▸ Provided material:

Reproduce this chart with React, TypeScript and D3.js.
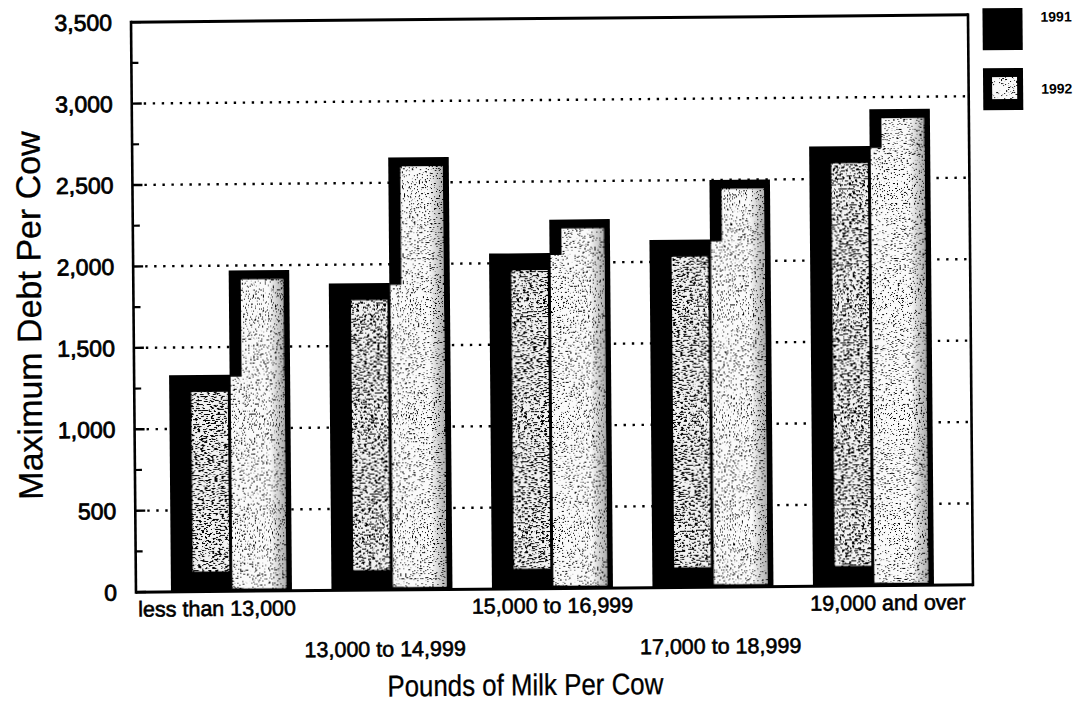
import React from 'react';
import * as d3 from 'd3';

const categories = ['less than 13,000', '13,000 to 14,999', '15,000 to 16,999', '17,000 to 18,999', '19,000 and over'];
const seriesNames = ['1991', '1992'];
const values1991 = [1330, 1885, 2060, 2135, 2700];
const values1992 = [1970, 2655, 2265, 2500, 2925];
const yTicks = [0, 500, 1000, 1500, 2000, 2500, 3000, 3500];
const yMinorTicks = [250, 750, 1250, 1750, 2250, 2750, 3250];
const gridValues = [500, 1000, 1500, 2000, 2500, 3000];
const yTitle = 'Maximum Debt Per Cow';
const xTitle = 'Pounds of Milk Per Cow';

const W = 1082;
const H = 704;
const L = 133.5;
const R = 970.5;
const T = 18.5;
const B = 588.5;
const FONT = 'Liberation Sans, Arial, Helvetica, sans-serif';

function Speckle({ id, freq, seed, k, c, tint }: { id: string; freq: string; seed: number; k: number; c: number; tint: string }) {
  return (
    <filter id={id} x="0" y="0" width="1" height="1" colorInterpolationFilters="sRGB">
      <feTurbulence type="fractalNoise" baseFrequency={freq} numOctaves={2} seed={seed} result="n" />
      <feColorMatrix in="n" type="matrix" values={`0 0 0 0 0  0 0 0 0 0  0 0 0 0 0  ${-k} 0 0 0 ${c}`} result="d" />
      <feFlood floodColor={tint} result="w" />
      <feMerge result="m">
        <feMergeNode in="w" />
        <feMergeNode in="d" />
      </feMerge>
      <feComposite in="m" in2="SourceGraphic" operator="in" />
    </filter>
  );
}

export default function App() {
  const y = d3.scaleLinear().domain([0, 3500]).range([B, T]);
  const x0 = d3.scaleBand<string>().domain(categories).range([L, R]).paddingInner(0.246).paddingOuter(0.2304).align(0.473);
  const bw = x0.bandwidth();
  const x1 = d3.scaleBand<string>().domain(seriesNames).range([0, bw]);
  const sw = x1.bandwidth();
  const fmt = d3.format(',');
  const midX = (L + R) / 2;

  return (
    <svg width={W} height={H} style={{ position: 'absolute', left: 0, top: 0, background: '#fff' }} xmlns="http://www.w3.org/2000/svg">
      <defs>
        <Speckle id="spk92" freq="0.6 0.8" seed={4} k={20} c={7.5} tint="#fafafa" />
        <Speckle id="spk91" freq="0.3 0.8" seed={9} k={20} c={9.0} tint="#f2f2f2" />
        <linearGradient id="edge92" x1="0" x2="1" y1="0" y2="0">
          <stop offset="0" stopColor="#000" stopOpacity={0} />
          <stop offset="0.72" stopColor="#000" stopOpacity={0} />
          <stop offset="1" stopColor="#000" stopOpacity={0.3} />
        </linearGradient>
      </defs>
      <rect x={0} y={0} width={W} height={H} fill="#fff" />
      <g transform="rotate(-0.5 552 305)">
        {gridValues.map((v) => (
          <line key={'g' + v} x1={L + 12} x2={R - 2} y1={y(v)} y2={y(v)} stroke="#000" strokeWidth={2.4} strokeDasharray="2.4 6.6" />
        ))}

        {categories.map((c, i) => {
          const bx = x0(c) as number;
          const xa = bx + (x1('1991') as number);
          const xb = bx + (x1('1992') as number);
          const ya = y(values1991[i]);
          const yb = y(values1992[i]);
          return (
            <g key={c}>
              <rect x={xa} y={ya} width={sw + 0.5} height={B - ya} fill="#000" />
              <rect x={xa + 22} y={ya + 17} width={sw - 24} height={Math.max(0, B - ya - 37)} fill="#000" filter="url(#spk91)" />
              <rect x={xb} y={yb} width={sw} height={B - yb} fill="#000" />
              <rect x={xb + 12} y={yb + 9} width={sw - 18} height={B - yb - 12} fill="#000" filter="url(#spk92)" />
              <rect x={xb + 1} y={ya + 2} width={sw - 7} height={B - ya - 5} fill="#000" filter="url(#spk92)" />
              <rect x={xb + 1} y={yb + 9} width={sw - 7} height={B - yb - 12} fill="url(#edge92)" />
            </g>
          );
        })}

        <line x1={L} x2={R} y1={T} y2={T} stroke="#000" strokeWidth={3} />
        <line x1={L} x2={R} y1={B} y2={B} stroke="#000" strokeWidth={3} />
        <line x1={L} x2={L} y1={T - 1.5} y2={B + 1.5} stroke="#000" strokeWidth={2.6} />
        <line x1={R} x2={R} y1={T - 1.5} y2={B + 1.5} stroke="#000" strokeWidth={2.6} />

        {yTicks.map((v) => (
          <line key={'t' + v} x1={L} x2={L + 10} y1={y(v)} y2={y(v)} stroke="#000" strokeWidth={2.4} />
        ))}
        {yMinorTicks.map((v) => (
          <line key={'m' + v} x1={L} x2={L + 7} y1={y(v)} y2={y(v)} stroke="#000" strokeWidth={2.2} />
        ))}
        {yTicks.map((v) => (
          <text key={'l' + v} x={L - 19} y={y(v)} dy="0.36em" textAnchor="end" fontFamily={FONT} fontSize={23} fill="#000" stroke="#000" strokeWidth={0.8}>
            {fmt(v)}
          </text>
        ))}

        {categories.map((c, i) => {
          const cx = (x0(c) as number) + bw / 2;
          const lx = midX + (cx - midX) * 1.045;
          return (
            <text key={'c' + c} x={lx} y={i % 2 === 0 ? 613 : 655} textAnchor="middle" fontFamily={FONT} fontSize={21.5} fill="#000" stroke="#000" strokeWidth={0.6}>
              {c}
            </text>
          );
        })}

        <text x={522} y={695} textAnchor="middle" fontFamily={FONT} fontSize={30} textLength={276} lengthAdjust="spacingAndGlyphs" fill="#000" stroke="#000" strokeWidth={0.3}>
          {xTitle}
        </text>
        <text transform="translate(41 311) rotate(-90)" textAnchor="middle" fontFamily={FONT} fontSize={34} fill="#000" stroke="#000" strokeWidth={0.3}>
          {yTitle}
        </text>

        <rect x={985} y={12} width={40} height={42} fill="#000" />
        <text x={1043} y={26} fontFamily={FONT} fontSize={14} fontWeight="bold" fill="#000">{seriesNames[0]}</text>
        <rect x={985} y={72} width={40} height={42} fill="#000" />
        <rect x={994} y={81} width={25} height={22} fill="#000" filter="url(#spk92)" />
        <text x={1043} y={98} fontFamily={FONT} fontSize={14} fontWeight="bold" fill="#000">{seriesNames[1]}</text>
      </g>
    </svg>
  );
}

▸ Direction: Pictures stay out. Print the data exactly, from its first line through the line containing "const xTitle = 'Pounds of Milk Per Cow';".

▸ Answer to this problem:
Reproduce this chart with React, TypeScript and D3.js.
import React from 'react';
import * as d3 from 'd3';

const categories = ['less than 13,000', '13,000 to 14,999', '15,000 to 16,999', '17,000 to 18,999', '19,000 and over'];
const seriesNames = ['1991', '1992'];
const values1991 = [1330, 1885, 2060, 2135, 2700];
const values1992 = [1970, 2655, 2265, 2500, 2925];
const yTicks = [0, 500, 1000, 1500, 2000, 2500, 3000, 3500];
const yMinorTicks = [250, 750, 1250, 1750, 2250, 2750, 3250];
const gridValues = [500, 1000, 1500, 2000, 2500, 3000];
const yTitle = 'Maximum Debt Per Cow';
const xTitle = 'Pounds of Milk Per Cow';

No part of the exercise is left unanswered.